[Set exercise]:
Copy each line below in which the string "seaborn" occurs.
══════════════════════════════
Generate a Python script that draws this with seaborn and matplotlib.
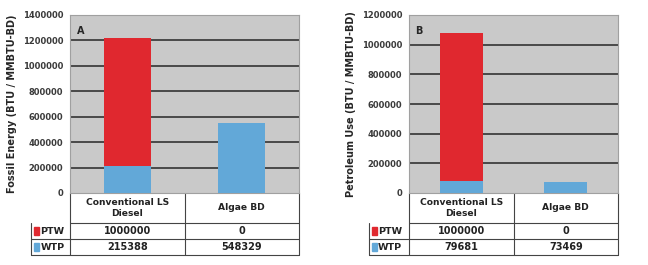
import numpy as np
import pandas as pd
import matplotlib
matplotlib.use('Agg')
import matplotlib.pyplot as plt
import seaborn as sns
from matplotlib.patches import Rectangle

# data
categories = ['Conventional LS\nDiesel', 'Algae BD']
series_names = ['PTW', 'WTP']
fossil_ptw = [1000000, 0]
fossil_wtp = [215388, 548329]
petro_ptw = [1000000, 0]
petro_wtp = [79681, 73469]

RED = '#e0282f'
BLUE = '#62a8d8'
BG = '#c9c9c9'

sns.set_style('white')
plt.rcParams['font.family'] = ['DejaVu Sans']

fig = plt.figure(figsize=(6.48, 2.65), dpi=100)
axA = fig.add_axes([70 / 648, 1 - 193 / 265, 229 / 648, 178 / 265])
axB = fig.add_axes([409 / 648, 1 - 193 / 265, 209 / 648, 178 / 265])


def draw_panel(ax, ptw, wtp, ymax, ylabel, letter, lab_left):
    df = pd.DataFrame({'cat': categories, 'PTW': ptw, 'WTP': wtp})
    df['total'] = df['PTW'] + df['WTP']
    ax.set_facecolor(BG)
    sns.barplot(data=df, x='cat', y='total', color=RED, saturation=1,
                width=0.41, linewidth=0, edgecolor='none', ax=ax, zorder=3)
    sns.barplot(data=df, x='cat', y='WTP', color=BLUE, saturation=1,
                width=0.41, linewidth=0, edgecolor='none', ax=ax, zorder=4)
    ax.set_xlim(-0.5, 1.5)
    ax.set_ylim(0, ymax)
    ticks = np.arange(0, ymax + 1, 200000)
    ax.set_yticks(ticks)
    ax.set_yticklabels([str(int(t)) for t in ticks], fontsize=6, fontweight='bold', color='#3a3a3a')
    for t in ticks[1:-1]:
        ax.axhline(t, color='#262626', lw=1.1, zorder=1)
    ax.set_xticks([])
    ax.set_xlabel('')
    ax.set_ylabel(ylabel, fontsize=7, fontweight='bold', labelpad=4)
    ax.tick_params(axis='y', length=3, width=0.6, color='#888888', pad=2)
    for s in ax.spines.values():
        s.set_color('#a0a0a0')
        s.set_linewidth(0.8)
    ax.text(0.03, 0.94, letter, transform=ax.transAxes, fontsize=7,
            fontweight='bold', ha='left', va='top', zorder=5)

    # data table below the axes
    tr = ax.transAxes
    y0, y1, y2, y3 = 0.0, -30 / 178, -46 / 178, -62 / 178
    kw = dict(transform=tr, clip_on=False, color='#444444', lw=0.8)
    ax.plot([0, 1], [y1, y1], **kw)
    ax.plot([lab_left, 1], [y2, y2], **kw)
    ax.plot([lab_left, 1], [y3, y3], **kw)
    ax.plot([lab_left, lab_left], [y1, y3], **kw)
    ax.plot([0, 0], [y0, y3], **kw)
    ax.plot([0.5, 0.5], [y0, y3], **kw)
    ax.plot([1, 1], [y0, y3], **kw)
    tkw = dict(transform=tr, fontweight='bold', ha='center',
               va='center', clip_on=False, color='#222222')
    for i, c in enumerate(categories):
        ax.text(0.25 + 0.5 * i, (y0 + y1) / 2, c, linespacing=1.3, fontsize=6.6, **tkw)
        ax.text(0.25 + 0.5 * i, (y1 + y2) / 2, str(ptw[i]), fontsize=7, **tkw)
        ax.text(0.25 + 0.5 * i, (y2 + y3) / 2, str(wtp[i]), fontsize=7, **tkw)
    for name, col, (ya, yb) in zip(series_names, [RED, BLUE], [(y1, y2), (y2, y3)]):
        ym = (ya + yb) / 2
        ax.add_patch(Rectangle((lab_left + 0.012, ym - 0.022), 0.024, 0.044,
                               transform=tr, clip_on=False, color=col))
        ax.text(lab_left + 0.042, ym, name, transform=tr, fontsize=6.8,
                fontweight='bold', ha='left', va='center', clip_on=False, color='#222222')


draw_panel(axA, fossil_ptw, fossil_wtp, 1400000, 'Fossil Energy (BTU / MMBTU-BD)', 'A', -39 / 229)
draw_panel(axB, petro_ptw, petro_wtp, 1200000, 'Petroleum Use (BTU / MMBTU-BD)', 'B', -40 / 209)

fig.savefig('out.png', dpi=100, facecolor='white')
══════════════════════════════
[Full output]:
Generate a Python script that draws this with seaborn and matplotlib.
import seaborn as sns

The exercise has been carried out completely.